そういう考えのもとで命を張っている人間もいるということを君たちのような者は知る必要がある」



「だけど自分はシリアで人が殺されようとルワンダで人が殺されようと何か知ったことじゃないというか、あまり身にはつまされないというか」



私に対する反発がそのような言葉を吐かせるのか、それが青年の本音であるのか釈然としないまま、私はその言葉に怒りを覚え、ついお前と言った。



「お前のようなヤツがいるから世の中が腐っていくんだ。お前、恋人はいるんかい?」



「いますよ」



「何て言う名前?」



「◉◉です」



「◉◉ちゃん料理は上手?」



「最近はふぁふぁのオムレツに凝っていて、すごく美味しいです」



「おめでたいことだな。

君が彼女のアパートに行って彼女が作ったそのふぁふぁのオムレツを二人で食いながらテレビでバライティ番組を見ている最中にだな」

「はい」

「とつぜんドアを蹴破って入った来た自動小銃を持った複数の大男が、いきなりお前に銃を突きつけ、お前の目の前で◉◉ちゃんを輪姦してだね。

そのあげく彼女の肛門に自動小銃の銃身を突っ込んでダダダッと弾をぶっ放したらどうする」



「やめてくださいよ、そんな話」



「やめない。これはモンゴルで実際にあった話なんだ。それ以上にここでは口に出来ないような凄惨な話もたくさん記録されている」



「そんな残酷なこと、誰がやったんですか」



「中国の漢民族だ」



「やっぱり危ないじゃないですか、中国というのは」



「うん、そこはちょっと一致しているかも知れないな。中国は確かに危ない。

モンゴル人の虐殺だけじゃなく、チベット人を大虐殺して傀儡国家を建てている件でもそうだが、今は新疆ウイグル地区で報道管制を引いて100万人もの政治犯と言われる者たちを強制収容して日々拷問をしている。君もいつまでもふぁふぁのオムレッツを彼女と一緒に食べられると思ったら大間違いなんだ」



「どういうことですか?」



「俺は右翼でも左翼でもないんだけど、かりに日本と中国の間に戦争が起こり敗戦した場合、日本のチベット化、ウイグル化はまったく起こりえないことではないと思っている。

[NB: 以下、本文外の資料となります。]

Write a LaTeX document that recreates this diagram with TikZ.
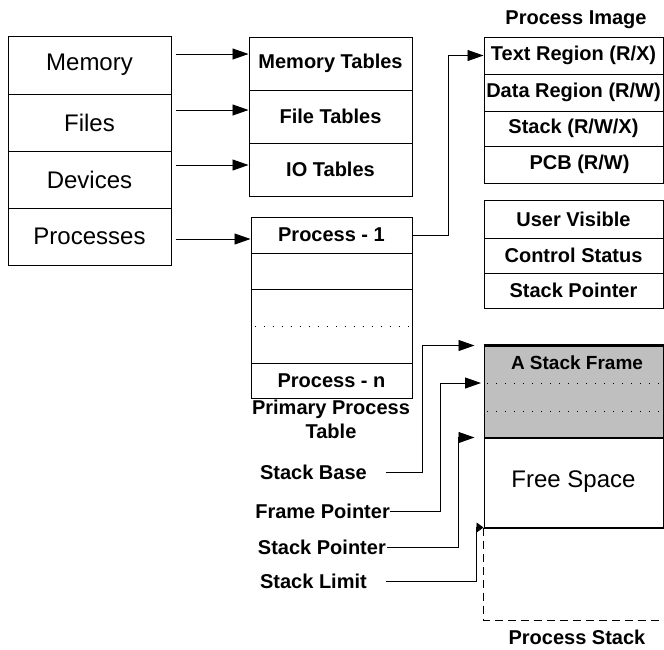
\documentclass[tikz,border=0pt]{standalone}
\usepackage{fontspec}
\setmainfont{Liberation Sans}
\usetikzlibrary{calc, positioning, arrows.meta}

\begin{document}
\begin{tikzpicture}[x=1pt, y=-1pt,
  cell/.style={draw, line width=1pt, minimum width=163pt, inner sep=0pt,
               font=\fontsize{24}{28}\selectfont},
  tab/.style={draw, line width=1pt, minimum width=161pt, inner sep=0pt,
              font=\bfseries\fontsize{20}{24}\selectfont},
  img/.style={draw, line width=1pt, minimum width=179pt, inner sep=0pt,
              font=\bfseries\fontsize{20}{24}\selectfont},
  lbl/.style={inner sep=0pt, font=\bfseries\fontsize{20}{24}\selectfont},
  arr/.style={-{Triangle[length=16pt,width=11pt]}, line width=0.9pt},
  dots/.style={line width=1pt, dash pattern=on 1pt off 8pt},
]
\useasboundingbox (0,0) rectangle (664,649);

% resources
\node[cell, minimum height=58pt] (mem)   at (89.5,65)    {Memory};
\node[cell, minimum height=57pt] (files) at (89.5,122.5) {Files};
\node[cell, minimum height=57pt] (dev)   at (89.5,179.5) {Devices};
\node[cell, minimum height=57pt] (procs) at (89.5,236.5) {Processes};

% tables
\node[tab, minimum width=163pt, minimum height=53pt] (memtab)  at (330.5,63.5)  {Memory Tables};
\node[tab, minimum width=163pt, minimum height=53pt] (filetab) at (330.5,116.5) {File Tables};
\node[tab, minimum width=163pt, minimum height=53pt] (iotab)   at (330.5,169.5) {IO Tables};

\node[tab, minimum height=36pt] (p1)    at (331.5,235) {Process - 1};
\node[tab, minimum height=36pt] (pnext) at (331.5,271) {};
\node[tab, minimum height=74pt] (pdots) at (331.5,326) {};
\node[tab, minimum height=35pt] (pn)    at (331.5,380.5) {Process - n};
\node[lbl, align=center] (ptlbl) at (331,419) {Primary Process\\Table};

% process image
\node[lbl] (imglbl) at (576,20) {Process Image};
\node[img, minimum height=37pt] (txt)  at (573.5,55.5)  {Text Region (R/X)};
\node[img, minimum height=37pt] (data) at (573.5,92.5)  {Data Region (R/W)};
\node[img, minimum height=35pt] (stk)  at (573.5,128.5) {Stack (R/W/X)};
\node[img, minimum height=37pt] (pcb)  at (573.5,164.5) {\hspace*{12pt}PCB (R/W)};

\node[img, minimum height=38pt] (uvis) at (573.5,219)   {User Visible};
\node[img, minimum height=35pt] (ctrl) at (573.5,255.5) {Control Status};
\node[img, minimum height=35pt] (sp)   at (573.5,290.5) {Stack Pointer};

% process stack
\node[draw, line width=1pt, fill=black!25, minimum width=179pt, minimum height=91pt] (frame) at (573.5,391.5) {};
\node[lbl, font=\bfseries\fontsize{19}{22}\selectfont] (frametxt) at (577,363) {A Stack Frame};
\node[draw, line width=1pt, minimum width=179pt, minimum height=90pt,
      font=\fontsize{24}{28}\selectfont] (free) at (573.5,482) {Free Space};
\node[lbl] (stacklbl) at (577,637) {Process Stack};

\coordinate (dotA) at (487,383);
\coordinate (dotB) at (487,411);
\draw[dots] (dotA) -- (dotA -| frame.east);
\draw[dots] (dotB) -- (dotB -| frame.east);
\draw[dots] ([xshift=4pt]pdots.west) -- ([xshift=-2pt]pdots.east);

\draw[line width=2.5pt] (frame.north west) -- (frame.north east);
\draw[line width=2pt] (frame.south west) -- (frame.south east);
\draw[line width=2pt] (free.south west) -- (free.south east);
\draw[line width=1pt, dash pattern=on 8pt off 5pt] (free.south west) -- ++(0,93) -- ++(181,0);

% pointers
\node[lbl, anchor=east] (sbase) at (367,472) {Stack Base};
\node[lbl, anchor=east] (fptr)  at (390,511) {Frame Pointer};
\node[lbl, anchor=east] (sptr)  at (386,547) {Stack Pointer};
\node[lbl, anchor=east] (slim)  at (367,581) {Stack Limit};

% connectors
\draw[arr] ($(mem.east)+(4,-11)$) coordinate (a1) -- (a1 -| memtab.west);
\draw[arr] ($(files.east)+(4,-12.5)$) coordinate (a2) -- (a2 -| filetab.west);
\draw[arr] ($(dev.east)+(4,-14.5)$) coordinate (a3) -- (a3 -| iotab.west);
\draw[arr] ($(procs.east)+(4,2.5)$) coordinate (a4) -- (a4 -| p1.west);
\draw[arr] (p1.east) -- ++(36,0) |- (txt.west);

\draw[arr] ([xshift=19pt]sbase.east) -- ++(36,0) |- ([xshift=-9pt]frame.north west);
\draw[arr] (fptr.east) -- ++(50,0) |- ([xshift=-6pt]dotA);
\draw[arr] ([xshift=1pt]sptr.east) -- ++(71,0) |- ([xshift=-9pt]frame.south west);
\draw[-{Triangle[length=7pt,width=10pt]}, line width=0.9pt]
  ([xshift=19pt]slim.east) -| ([xshift=-7pt]free.south west) -- (free.south west);
\end{tikzpicture}
\end{document}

つまり君が彼女と一緒にオムレッツを食っている最中にあの目を覆うような凄惨なことが起こるのというのは、まったく荒唐無稽な話でもないということだね。



中国はチベットでナチスがユダヤ人を殺した以上の人間を虐殺しているわけだが、かりに日本でそういうことが起こっている最中にだな、

たとえばどこかの国の青年ジャーナリストが日本に潜伏してその状況を世界に発信し伝えようとする。

自分の彼女を輪姦の上虐殺された君はその青年のことをどう思う?」



「……」



「かりにその青年が中国当局につかまり、運良く外交交渉の末帰国が叶ったとする。

だがその青年は自国に帰るなり自己責任のバッシングの嵐に遭い、つるし上げられる。

君はそのことをどう思う?」



「……」



「つまりなだ、君は今そういう人益のために命を張った青年を国益に反するということでバッシングに荷担しょうとしている心の狭い人間ということだ。

今この日本ではそういう馬鹿者が雨後の竹の子のように気持ち悪いほどうようよしているということだな」



黙って聞いている上司は時間のことを気にしている風で「◉君やっぱり先生の話はちゃんと聞くとためになるよね」とつまらないおべんちゃらを使う。



だが少々とんがった青年は案外素直なところを見せ「いまのような自分のこととして話を聞くとなんとなくわかったというか、そういうことは思っていなかったのでためになりました」と言った。



私は今度焼き肉をごちそうするよと言って別れた。

自分の話を納得してくれたからではない。

こういった一介の会社勤めの青年が少々偏った考えであっても世の中や世界情勢に興味を持っていたことが嬉しかったのである。